(Code that draws figures)
□ □ □ □

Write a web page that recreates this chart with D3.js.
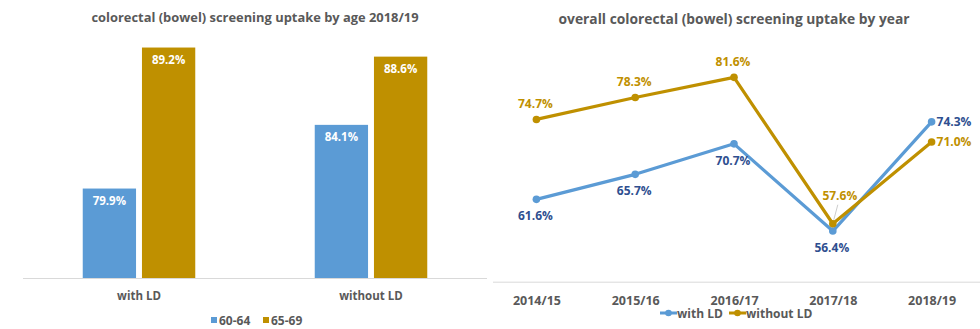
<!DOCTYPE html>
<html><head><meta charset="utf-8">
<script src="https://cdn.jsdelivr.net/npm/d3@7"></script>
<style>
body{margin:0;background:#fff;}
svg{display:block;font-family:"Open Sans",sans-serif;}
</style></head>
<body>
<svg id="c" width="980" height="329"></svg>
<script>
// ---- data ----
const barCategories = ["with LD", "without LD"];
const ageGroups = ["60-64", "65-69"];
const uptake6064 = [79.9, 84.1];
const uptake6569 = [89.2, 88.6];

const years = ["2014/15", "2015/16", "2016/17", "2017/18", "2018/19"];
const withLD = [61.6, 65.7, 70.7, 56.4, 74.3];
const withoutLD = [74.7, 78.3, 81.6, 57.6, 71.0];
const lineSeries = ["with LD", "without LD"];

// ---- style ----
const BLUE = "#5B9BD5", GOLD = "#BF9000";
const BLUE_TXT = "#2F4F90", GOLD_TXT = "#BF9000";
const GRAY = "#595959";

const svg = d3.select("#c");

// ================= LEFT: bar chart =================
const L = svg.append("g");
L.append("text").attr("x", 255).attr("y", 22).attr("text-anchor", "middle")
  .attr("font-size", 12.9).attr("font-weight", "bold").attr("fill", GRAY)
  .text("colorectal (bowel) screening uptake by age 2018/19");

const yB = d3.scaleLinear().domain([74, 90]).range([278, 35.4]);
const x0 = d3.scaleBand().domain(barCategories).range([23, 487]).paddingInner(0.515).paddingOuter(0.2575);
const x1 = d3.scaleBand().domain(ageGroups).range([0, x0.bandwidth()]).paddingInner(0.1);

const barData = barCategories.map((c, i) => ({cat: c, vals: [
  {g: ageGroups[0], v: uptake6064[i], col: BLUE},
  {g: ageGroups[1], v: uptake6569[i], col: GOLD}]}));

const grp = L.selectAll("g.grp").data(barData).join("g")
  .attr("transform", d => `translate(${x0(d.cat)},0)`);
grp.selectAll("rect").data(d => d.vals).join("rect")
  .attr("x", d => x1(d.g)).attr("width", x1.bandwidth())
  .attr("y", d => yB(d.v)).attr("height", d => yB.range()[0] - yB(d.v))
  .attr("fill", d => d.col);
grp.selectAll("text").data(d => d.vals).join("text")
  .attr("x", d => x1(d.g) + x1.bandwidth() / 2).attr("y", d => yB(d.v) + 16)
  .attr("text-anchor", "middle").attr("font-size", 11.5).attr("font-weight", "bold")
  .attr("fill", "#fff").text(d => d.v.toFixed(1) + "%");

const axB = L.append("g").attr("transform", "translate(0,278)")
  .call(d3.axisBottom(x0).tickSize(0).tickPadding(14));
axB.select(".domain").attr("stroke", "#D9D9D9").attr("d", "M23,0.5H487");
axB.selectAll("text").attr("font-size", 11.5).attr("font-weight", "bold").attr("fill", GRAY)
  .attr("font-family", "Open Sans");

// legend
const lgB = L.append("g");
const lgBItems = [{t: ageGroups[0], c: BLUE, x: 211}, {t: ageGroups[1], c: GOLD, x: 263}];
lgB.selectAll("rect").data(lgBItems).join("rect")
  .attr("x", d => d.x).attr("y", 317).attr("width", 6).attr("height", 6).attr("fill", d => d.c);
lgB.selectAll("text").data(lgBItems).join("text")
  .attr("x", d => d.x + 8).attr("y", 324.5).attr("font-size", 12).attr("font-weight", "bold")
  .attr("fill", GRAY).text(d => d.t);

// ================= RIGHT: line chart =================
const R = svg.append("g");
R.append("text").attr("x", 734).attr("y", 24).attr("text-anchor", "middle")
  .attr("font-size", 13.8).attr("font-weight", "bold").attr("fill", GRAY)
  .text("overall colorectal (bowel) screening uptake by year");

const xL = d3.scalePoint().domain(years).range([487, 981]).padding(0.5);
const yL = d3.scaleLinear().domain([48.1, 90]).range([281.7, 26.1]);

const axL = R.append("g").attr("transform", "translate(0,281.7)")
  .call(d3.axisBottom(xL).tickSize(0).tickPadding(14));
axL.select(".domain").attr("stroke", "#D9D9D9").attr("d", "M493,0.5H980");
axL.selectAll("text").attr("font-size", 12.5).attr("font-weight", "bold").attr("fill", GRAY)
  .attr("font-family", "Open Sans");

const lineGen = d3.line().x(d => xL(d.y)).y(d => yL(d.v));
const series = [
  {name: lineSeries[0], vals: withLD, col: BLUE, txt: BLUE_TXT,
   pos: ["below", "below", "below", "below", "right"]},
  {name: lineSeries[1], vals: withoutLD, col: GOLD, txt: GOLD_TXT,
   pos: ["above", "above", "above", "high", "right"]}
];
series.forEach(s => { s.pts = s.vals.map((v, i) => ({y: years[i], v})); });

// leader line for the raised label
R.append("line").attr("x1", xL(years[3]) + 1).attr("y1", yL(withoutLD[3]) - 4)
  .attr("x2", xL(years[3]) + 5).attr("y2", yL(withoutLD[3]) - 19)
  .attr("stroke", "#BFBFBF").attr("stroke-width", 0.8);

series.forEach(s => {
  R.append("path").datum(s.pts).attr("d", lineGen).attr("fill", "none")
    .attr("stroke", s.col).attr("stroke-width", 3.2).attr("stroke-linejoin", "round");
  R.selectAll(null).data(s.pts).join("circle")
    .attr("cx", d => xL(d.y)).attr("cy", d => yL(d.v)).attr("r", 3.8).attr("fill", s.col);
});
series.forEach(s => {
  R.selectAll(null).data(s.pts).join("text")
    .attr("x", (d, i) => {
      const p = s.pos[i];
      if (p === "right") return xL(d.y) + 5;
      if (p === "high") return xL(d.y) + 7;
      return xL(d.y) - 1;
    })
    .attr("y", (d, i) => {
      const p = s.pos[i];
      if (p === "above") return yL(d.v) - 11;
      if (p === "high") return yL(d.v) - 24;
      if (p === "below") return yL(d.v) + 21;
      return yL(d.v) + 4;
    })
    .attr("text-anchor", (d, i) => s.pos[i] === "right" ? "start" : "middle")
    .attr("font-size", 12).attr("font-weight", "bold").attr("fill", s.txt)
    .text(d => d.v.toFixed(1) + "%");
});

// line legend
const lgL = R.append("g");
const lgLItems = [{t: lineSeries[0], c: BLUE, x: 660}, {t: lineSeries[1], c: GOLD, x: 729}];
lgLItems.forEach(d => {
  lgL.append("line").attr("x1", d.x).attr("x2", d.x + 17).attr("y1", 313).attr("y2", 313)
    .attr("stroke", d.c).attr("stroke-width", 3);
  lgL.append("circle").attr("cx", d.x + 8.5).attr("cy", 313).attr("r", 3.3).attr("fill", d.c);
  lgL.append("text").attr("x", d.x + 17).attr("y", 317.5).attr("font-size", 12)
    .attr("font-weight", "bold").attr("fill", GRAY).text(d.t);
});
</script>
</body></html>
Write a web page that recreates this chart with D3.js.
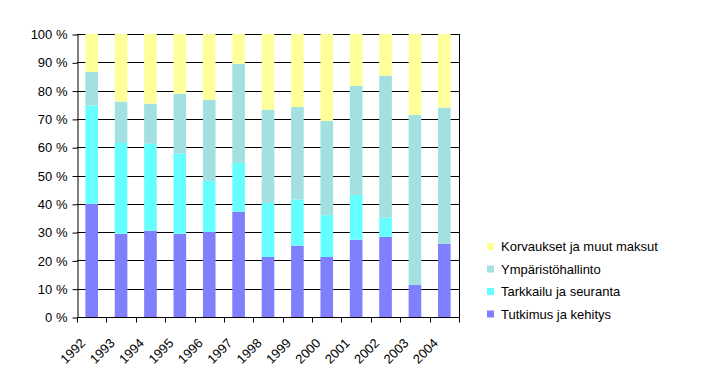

□ □ □ □

*What is being asked*: Any pictures should be dropped; transcribe the rest of the records above exactly.

*The output*:
Write a web page that recreates this chart with D3.js.
<!DOCTYPE html>
<html><head><meta charset="utf-8">
<script src="https://cdn.jsdelivr.net/npm/d3@7"></script>
<style>
body{margin:0;background:#fff;}
svg{display:block;font-family:"Open Sans",sans-serif;}
</style></head>
<body>
<svg id="c" width="980" height="329"></svg>
<script>
// ---- data ----
const barCategories = ["with LD", "without LD"];
const ageGroups = ["60-64", "65-69"];
const uptake6064 = [79.9, 84.1];
const uptake6569 = [89.2, 88.6];

const years = ["2014/15", "2015/16", "2016/17", "2017/18", "2018/19"];
const withLD = [61.6, 65.7, 70.7, 56.4, 74.3];
const withoutLD = [74.7, 78.3, 81.6, 57.6, 71.0];
const lineSeries = ["with LD", "without LD"];

// ---- style ----
const BLUE = "#5B9BD5", GOLD = "#BF9000";
const BLUE_TXT = "#2F4F90", GOLD_TXT = "#BF9000";
const GRAY = "#595959";

const svg = d3.select("#c");

// ================= LEFT: bar chart =================
const L = svg.append("g");
L.append("text").attr("x", 255).attr("y", 22).attr("text-anchor", "middle")
  .attr("font-size", 12.9).attr("font-weight", "bold").attr("fill", GRAY)
  .text("colorectal (bowel) screening uptake by age 2018/19");

const yB = d3.scaleLinear().domain([74, 90]).range([278, 35.4]);
const x0 = d3.scaleBand().domain(barCategories).range([23, 487]).paddingInner(0.515).paddingOuter(0.2575);
const x1 = d3.scaleBand().domain(ageGroups).range([0, x0.bandwidth()]).paddingInner(0.1);

const barData = barCategories.map((c, i) => ({cat: c, vals: [
  {g: ageGroups[0], v: uptake6064[i], col: BLUE},
  {g: ageGroups[1], v: uptake6569[i], col: GOLD}]}));

const grp = L.selectAll("g.grp").data(barData).join("g")
  .attr("transform", d => `translate(${x0(d.cat)},0)`);
grp.selectAll("rect").data(d => d.vals).join("rect")
  .attr("x", d => x1(d.g)).attr("width", x1.bandwidth())
  .attr("y", d => yB(d.v)).attr("height", d => yB.range()[0] - yB(d.v))
  .attr("fill", d => d.col);
grp.selectAll("text").data(d => d.vals).join("text")
  .attr("x", d => x1(d.g) + x1.bandwidth() / 2).attr("y", d => yB(d.v) + 16)
  .attr("text-anchor", "middle").attr("font-size", 11.5).attr("font-weight", "bold")
  .attr("fill", "#fff").text(d => d.v.toFixed(1) + "%");

const axB = L.append("g").attr("transform", "translate(0,278)")
  .call(d3.axisBottom(x0).tickSize(0).tickPadding(14));
axB.select(".domain").attr("stroke", "#D9D9D9").attr("d", "M23,0.5H487");
axB.selectAll("text").attr("font-size", 11.5).attr("font-weight", "bold").attr("fill", GRAY)
  .attr("font-family", "Open Sans");

// legend
const lgB = L.append("g");
const lgBItems = [{t: ageGroups[0], c: BLUE, x: 211}, {t: ageGroups[1], c: GOLD, x: 263}];
lgB.selectAll("rect").data(lgBItems).join("rect")
  .attr("x", d => d.x).attr("y", 317).attr("width", 6).attr("height", 6).attr("fill", d => d.c);
lgB.selectAll("text").data(lgBItems).join("text")
  .attr("x", d => d.x + 8).attr("y", 324.5).attr("font-size", 12).attr("font-weight", "bold")
  .attr("fill", GRAY).text(d => d.t);

// ================= RIGHT: line chart =================
const R = svg.append("g");
R.append("text").attr("x", 734).attr("y", 24).attr("text-anchor", "middle")
  .attr("font-size", 13.8).attr("font-weight", "bold").attr("fill", GRAY)
  .text("overall colorectal (bowel) screening uptake by year");

const xL = d3.scalePoint().domain(years).range([487, 981]).padding(0.5);
const yL = d3.scaleLinear().domain([48.1, 90]).range([281.7, 26.1]);

const axL = R.append("g").attr("transform", "translate(0,281.7)")
  .call(d3.axisBottom(xL).tickSize(0).tickPadding(14));
axL.select(".domain").attr("stroke", "#D9D9D9").attr("d", "M493,0.5H980");
axL.selectAll("text").attr("font-size", 12.5).attr("font-weight", "bold").attr("fill", GRAY)
  .attr("font-family", "Open Sans");

const lineGen = d3.line().x(d => xL(d.y)).y(d => yL(d.v));
const series = [
  {name: lineSeries[0], vals: withLD, col: BLUE, txt: BLUE_TXT,
   pos: ["below", "below", "below", "below", "right"]},
  {name: lineSeries[1], vals: withoutLD, col: GOLD, txt: GOLD_TXT,
   pos: ["above", "above", "above", "high", "right"]}
];
series.forEach(s => { s.pts = s.vals.map((v, i) => ({y: years[i], v})); });

// leader line for the raised label
R.append("line").attr("x1", xL(years[3]) + 1).attr("y1", yL(withoutLD[3]) - 4)
  .attr("x2", xL(years[3]) + 5).attr("y2", yL(withoutLD[3]) - 19)
  .attr("stroke", "#BFBFBF").attr("stroke-width", 0.8);

series.forEach(s => {
  R.append("path").datum(s.pts).attr("d", lineGen).attr("fill", "none")
    .attr("stroke", s.col).attr("stroke-width", 3.2).attr("stroke-linejoin", "round");
  R.selectAll(null).data(s.pts).join("circle")
    .attr("cx", d => xL(d.y)).attr("cy", d => yL(d.v)).attr("r", 3.8).attr("fill", s.col);
});
series.forEach(s => {
  R.selectAll(null).data(s.pts).join("text")
    .attr("x", (d, i) => {
      const p = s.pos[i];
      if (p === "right") return xL(d.y) + 5;
      if (p === "high") return xL(d.y) + 7;
      return xL(d.y) - 1;
    })
    .attr("y", (d, i) => {
      const p = s.pos[i];
      if (p === "above") return yL(d.v) - 11;
      if (p === "high") return yL(d.v) - 24;
      if (p === "below") return yL(d.v) + 21;
      return yL(d.v) + 4;
    })
    .attr("text-anchor", (d, i) => s.pos[i] === "right" ? "start" : "middle")
    .attr("font-size", 12).attr("font-weight", "bold").attr("fill", s.txt)
    .text(d => d.v.toFixed(1) + "%");
});

// line legend
const lgL = R.append("g");
const lgLItems = [{t: lineSeries[0], c: BLUE, x: 660}, {t: lineSeries[1], c: GOLD, x: 729}];
lgLItems.forEach(d => {
  lgL.append("line").attr("x1", d.x).attr("x2", d.x + 17).attr("y1", 313).attr("y2", 313)
    .attr("stroke", d.c).attr("stroke-width", 3);
  lgL.append("circle").attr("cx", d.x + 8.5).attr("cy", 313).attr("r", 3.3).attr("fill", d.c);
  lgL.append("text").attr("x", d.x + 17).attr("y", 317.5).attr("font-size", 12)
    .attr("font-weight", "bold").attr("fill", GRAY).text(d.t);
});
</script>
</body></html>
Write a web page that recreates this chart with D3.js.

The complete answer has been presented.